### Data extract
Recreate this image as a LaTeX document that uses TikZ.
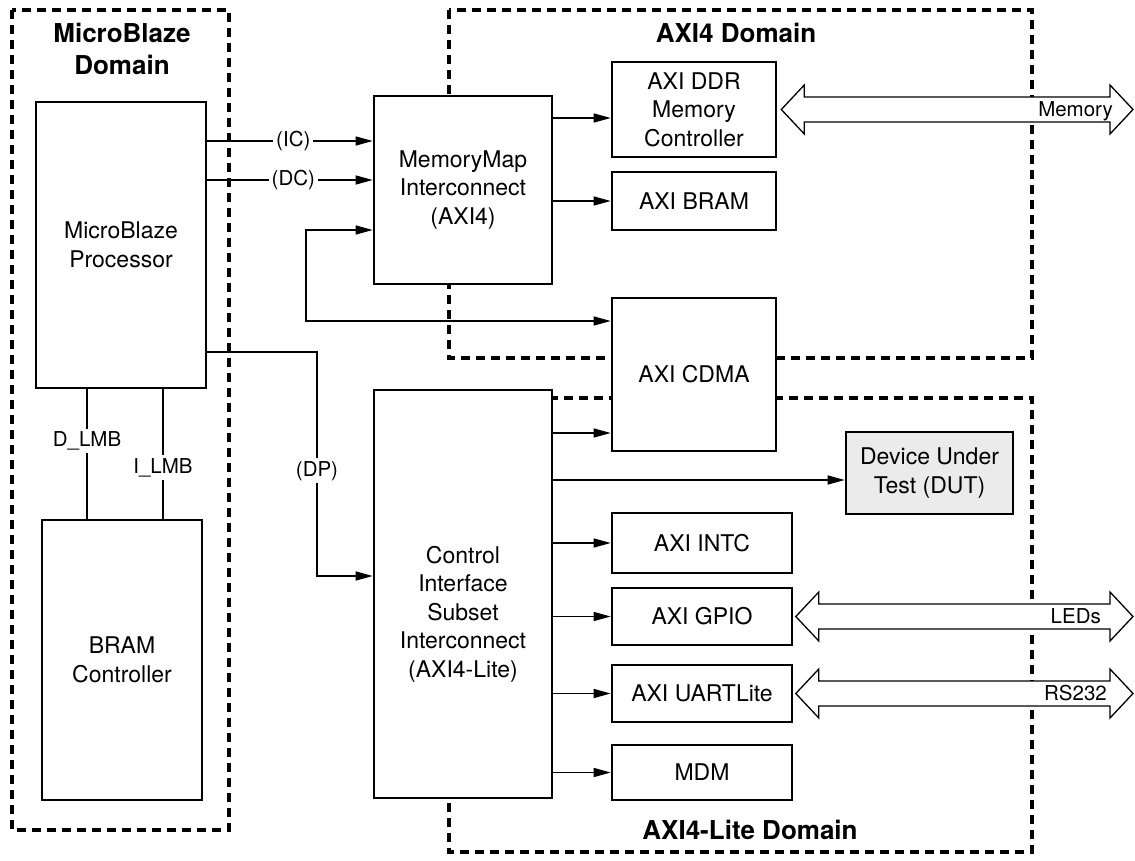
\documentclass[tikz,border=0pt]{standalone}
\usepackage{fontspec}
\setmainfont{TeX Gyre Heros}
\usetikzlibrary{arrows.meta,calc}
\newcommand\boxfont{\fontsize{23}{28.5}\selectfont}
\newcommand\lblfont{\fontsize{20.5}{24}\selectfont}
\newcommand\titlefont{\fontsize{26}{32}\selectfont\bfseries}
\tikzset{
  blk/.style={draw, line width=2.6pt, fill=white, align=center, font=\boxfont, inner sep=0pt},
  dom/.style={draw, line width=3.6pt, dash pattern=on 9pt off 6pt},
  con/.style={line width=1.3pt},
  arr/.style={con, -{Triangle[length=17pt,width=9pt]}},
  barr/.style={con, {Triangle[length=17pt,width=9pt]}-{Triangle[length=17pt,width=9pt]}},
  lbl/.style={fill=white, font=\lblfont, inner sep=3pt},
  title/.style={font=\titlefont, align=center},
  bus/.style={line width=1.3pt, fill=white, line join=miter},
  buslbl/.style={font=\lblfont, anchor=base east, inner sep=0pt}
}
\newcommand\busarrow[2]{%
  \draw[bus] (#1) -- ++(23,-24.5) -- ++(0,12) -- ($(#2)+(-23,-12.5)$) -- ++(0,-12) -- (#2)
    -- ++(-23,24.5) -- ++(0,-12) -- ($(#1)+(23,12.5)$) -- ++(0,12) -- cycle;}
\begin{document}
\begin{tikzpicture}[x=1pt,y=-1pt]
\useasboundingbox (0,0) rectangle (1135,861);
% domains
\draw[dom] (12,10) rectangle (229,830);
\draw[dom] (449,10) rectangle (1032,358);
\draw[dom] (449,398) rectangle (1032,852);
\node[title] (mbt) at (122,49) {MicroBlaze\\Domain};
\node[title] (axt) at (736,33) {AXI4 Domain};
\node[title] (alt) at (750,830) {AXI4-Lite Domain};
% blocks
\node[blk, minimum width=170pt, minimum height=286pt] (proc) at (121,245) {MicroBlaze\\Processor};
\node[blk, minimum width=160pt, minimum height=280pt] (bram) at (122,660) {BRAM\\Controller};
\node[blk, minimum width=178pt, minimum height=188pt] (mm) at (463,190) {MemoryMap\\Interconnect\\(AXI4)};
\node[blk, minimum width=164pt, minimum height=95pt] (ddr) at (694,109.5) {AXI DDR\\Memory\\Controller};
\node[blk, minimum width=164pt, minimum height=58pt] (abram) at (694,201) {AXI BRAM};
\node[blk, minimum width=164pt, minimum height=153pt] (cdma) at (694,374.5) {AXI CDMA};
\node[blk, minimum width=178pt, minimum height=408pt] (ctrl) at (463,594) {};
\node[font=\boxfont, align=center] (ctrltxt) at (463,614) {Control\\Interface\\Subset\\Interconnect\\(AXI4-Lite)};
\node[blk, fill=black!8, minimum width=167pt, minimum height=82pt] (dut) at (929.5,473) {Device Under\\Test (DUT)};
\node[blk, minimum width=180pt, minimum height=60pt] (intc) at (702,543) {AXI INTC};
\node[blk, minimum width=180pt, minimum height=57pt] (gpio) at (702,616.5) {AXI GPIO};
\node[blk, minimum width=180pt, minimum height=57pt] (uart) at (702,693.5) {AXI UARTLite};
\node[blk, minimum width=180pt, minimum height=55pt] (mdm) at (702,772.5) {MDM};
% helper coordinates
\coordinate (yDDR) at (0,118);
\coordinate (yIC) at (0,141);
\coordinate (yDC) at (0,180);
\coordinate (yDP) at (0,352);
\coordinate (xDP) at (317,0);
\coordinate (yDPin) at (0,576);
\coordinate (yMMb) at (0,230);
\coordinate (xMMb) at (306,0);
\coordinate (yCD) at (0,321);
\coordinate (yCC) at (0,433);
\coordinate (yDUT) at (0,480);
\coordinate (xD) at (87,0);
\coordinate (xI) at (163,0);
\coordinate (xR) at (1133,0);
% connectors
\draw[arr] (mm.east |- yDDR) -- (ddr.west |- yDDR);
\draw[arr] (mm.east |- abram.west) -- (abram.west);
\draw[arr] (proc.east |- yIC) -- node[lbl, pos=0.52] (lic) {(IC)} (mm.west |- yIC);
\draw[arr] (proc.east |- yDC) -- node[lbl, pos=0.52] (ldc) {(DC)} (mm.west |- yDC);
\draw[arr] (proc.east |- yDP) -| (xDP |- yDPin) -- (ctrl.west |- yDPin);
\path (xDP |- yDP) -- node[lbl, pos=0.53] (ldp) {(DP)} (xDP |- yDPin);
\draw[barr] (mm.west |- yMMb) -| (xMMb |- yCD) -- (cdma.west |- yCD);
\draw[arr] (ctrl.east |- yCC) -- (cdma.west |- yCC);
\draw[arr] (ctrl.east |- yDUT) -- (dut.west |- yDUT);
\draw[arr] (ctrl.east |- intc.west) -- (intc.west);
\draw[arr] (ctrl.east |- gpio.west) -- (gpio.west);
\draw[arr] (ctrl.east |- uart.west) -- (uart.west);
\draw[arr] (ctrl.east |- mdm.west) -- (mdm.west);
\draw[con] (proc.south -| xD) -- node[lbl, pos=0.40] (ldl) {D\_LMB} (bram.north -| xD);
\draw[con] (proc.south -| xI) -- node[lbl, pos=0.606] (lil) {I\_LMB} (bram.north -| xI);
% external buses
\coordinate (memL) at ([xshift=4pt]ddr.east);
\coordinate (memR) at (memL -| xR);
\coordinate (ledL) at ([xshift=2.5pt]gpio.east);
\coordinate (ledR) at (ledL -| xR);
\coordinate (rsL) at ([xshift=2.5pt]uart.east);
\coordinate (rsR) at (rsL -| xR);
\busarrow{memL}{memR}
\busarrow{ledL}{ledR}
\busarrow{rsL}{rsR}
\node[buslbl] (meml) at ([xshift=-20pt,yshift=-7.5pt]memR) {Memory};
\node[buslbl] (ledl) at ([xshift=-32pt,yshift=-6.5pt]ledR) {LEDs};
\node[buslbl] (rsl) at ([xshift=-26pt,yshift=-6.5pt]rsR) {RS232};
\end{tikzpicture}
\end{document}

### Given task
Pictures are to be left out; repeat all the remaining data exactly.

### Answer to the exercise
Recreate this image as a LaTeX document that uses TikZ.
\documentclass[tikz,border=0pt]{standalone}
\usepackage{fontspec}
\setmainfont{TeX Gyre Heros}
\usetikzlibrary{arrows.meta,calc}
\newcommand\boxfont{\fontsize{23}{28.5}\selectfont}
\newcommand\lblfont{\fontsize{20.5}{24}\selectfont}
\newcommand\titlefont{\fontsize{26}{32}\selectfont\bfseries}
\tikzset{
  blk/.style={draw, line width=2.6pt, fill=white, align=center, font=\boxfont, inner sep=0pt},
  dom/.style={draw, line width=3.6pt, dash pattern=on 9pt off 6pt},
  con/.style={line width=1.3pt},
  arr/.style={con, -{Triangle[length=17pt,width=9pt]}},
  barr/.style={con, {Triangle[length=17pt,width=9pt]}-{Triangle[length=17pt,width=9pt]}},
  lbl/.style={fill=white, font=\lblfont, inner sep=3pt},
  title/.style={font=\titlefont, align=center},
  bus/.style={line width=1.3pt, fill=white, line join=miter},
  buslbl/.style={font=\lblfont, anchor=base east, inner sep=0pt}
}
\newcommand\busarrow[2]{%
  \draw[bus] (#1) -- ++(23,-24.5) -- ++(0,12) -- ($(#2)+(-23,-12.5)$) -- ++(0,-12) -- (#2)
    -- ++(-23,24.5) -- ++(0,-12) -- ($(#1)+(23,12.5)$) -- ++(0,12) -- cycle;}
\begin{document}
\begin{tikzpicture}[x=1pt,y=-1pt]
\useasboundingbox (0,0) rectangle (1135,861);
% domains
\draw[dom] (12,10) rectangle (229,830);
\draw[dom] (449,10) rectangle (1032,358);
\draw[dom] (449,398) rectangle (1032,852);
\node[title] (mbt) at (122,49) {MicroBlaze\\Domain};
\node[title] (axt) at (736,33) {AXI4 Domain};
\node[title] (alt) at (750,830) {AXI4-Lite Domain};
% blocks
\node[blk, minimum width=170pt, minimum height=286pt] (proc) at (121,245) {MicroBlaze\\Processor};
\node[blk, minimum width=160pt, minimum height=280pt] (bram) at (122,660) {BRAM\\Controller};
\node[blk, minimum width=178pt, minimum height=188pt] (mm) at (463,190) {MemoryMap\\Interconnect\\(AXI4)};
\node[blk, minimum width=164pt, minimum height=95pt] (ddr) at (694,109.5) {AXI DDR\\Memory\\Controller};
\node[blk, minimum width=164pt, minimum height=58pt] (abram) at (694,201) {AXI BRAM};
\node[blk, minimum width=164pt, minimum height=153pt] (cdma) at (694,374.5) {AXI CDMA};
\node[blk, minimum width=178pt, minimum height=408pt] (ctrl) at (463,594) {};
\node[font=\boxfont, align=center] (ctrltxt) at (463,614) {Control\\Interface\\Subset\\Interconnect\\(AXI4-Lite)};
\node[blk, fill=black!8, minimum width=167pt, minimum height=82pt] (dut) at (929.5,473) {Device Under\\Test (DUT)};
\node[blk, minimum width=180pt, minimum height=60pt] (intc) at (702,543) {AXI INTC};
\node[blk, minimum width=180pt, minimum height=57pt] (gpio) at (702,616.5) {AXI GPIO};
\node[blk, minimum width=180pt, minimum height=57pt] (uart) at (702,693.5) {AXI UARTLite};
\node[blk, minimum width=180pt, minimum height=55pt] (mdm) at (702,772.5) {MDM};
% helper coordinates
\coordinate (yDDR) at (0,118);
\coordinate (yIC) at (0,141);
\coordinate (yDC) at (0,180);
\coordinate (yDP) at (0,352);
\coordinate (xDP) at (317,0);
\coordinate (yDPin) at (0,576);
\coordinate (yMMb) at (0,230);
\coordinate (xMMb) at (306,0);
\coordinate (yCD) at (0,321);
\coordinate (yCC) at (0,433);
\coordinate (yDUT) at (0,480);
\coordinate (xD) at (87,0);
\coordinate (xI) at (163,0);
\coordinate (xR) at (1133,0);
% connectors
\draw[arr] (mm.east |- yDDR) -- (ddr.west |- yDDR);
\draw[arr] (mm.east |- abram.west) -- (abram.west);
\draw[arr] (proc.east |- yIC) -- node[lbl, pos=0.52] (lic) {(IC)} (mm.west |- yIC);
\draw[arr] (proc.east |- yDC) -- node[lbl, pos=0.52] (ldc) {(DC)} (mm.west |- yDC);
\draw[arr] (proc.east |- yDP) -| (xDP |- yDPin) -- (ctrl.west |- yDPin);
\path (xDP |- yDP) -- node[lbl, pos=0.53] (ldp) {(DP)} (xDP |- yDPin);
\draw[barr] (mm.west |- yMMb) -| (xMMb |- yCD) -- (cdma.west |- yCD);
\draw[arr] (ctrl.east |- yCC) -- (cdma.west |- yCC);
\draw[arr] (ctrl.east |- yDUT) -- (dut.west |- yDUT);
\draw[arr] (ctrl.east |- intc.west) -- (intc.west);
\draw[arr] (ctrl.east |- gpio.west) -- (gpio.west);
\draw[arr] (ctrl.east |- uart.west) -- (uart.west);
\draw[arr] (ctrl.east |- mdm.west) -- (mdm.west);
\draw[con] (proc.south -| xD) -- node[lbl, pos=0.40] (ldl) {D\_LMB} (bram.north -| xD);
\draw[con] (proc.south -| xI) -- node[lbl, pos=0.606] (lil) {I\_LMB} (bram.north -| xI);
% external buses
\coordinate (memL) at ([xshift=4pt]ddr.east);
\coordinate (memR) at (memL -| xR);
\coordinate (ledL) at ([xshift=2.5pt]gpio.east);
\coordinate (ledR) at (ledL -| xR);
\coordinate (rsL) at ([xshift=2.5pt]uart.east);
\coordinate (rsR) at (rsL -| xR);
\busarrow{memL}{memR}
\busarrow{ledL}{ledR}
\busarrow{rsL}{rsR}
\node[buslbl] (meml) at ([xshift=-20pt,yshift=-7.5pt]memR) {Memory};
\node[buslbl] (ledl) at ([xshift=-32pt,yshift=-6.5pt]ledR) {LEDs};
\node[buslbl] (rsl) at ([xshift=-26pt,yshift=-6.5pt]rsR) {RS232};
\end{tikzpicture}
\end{document}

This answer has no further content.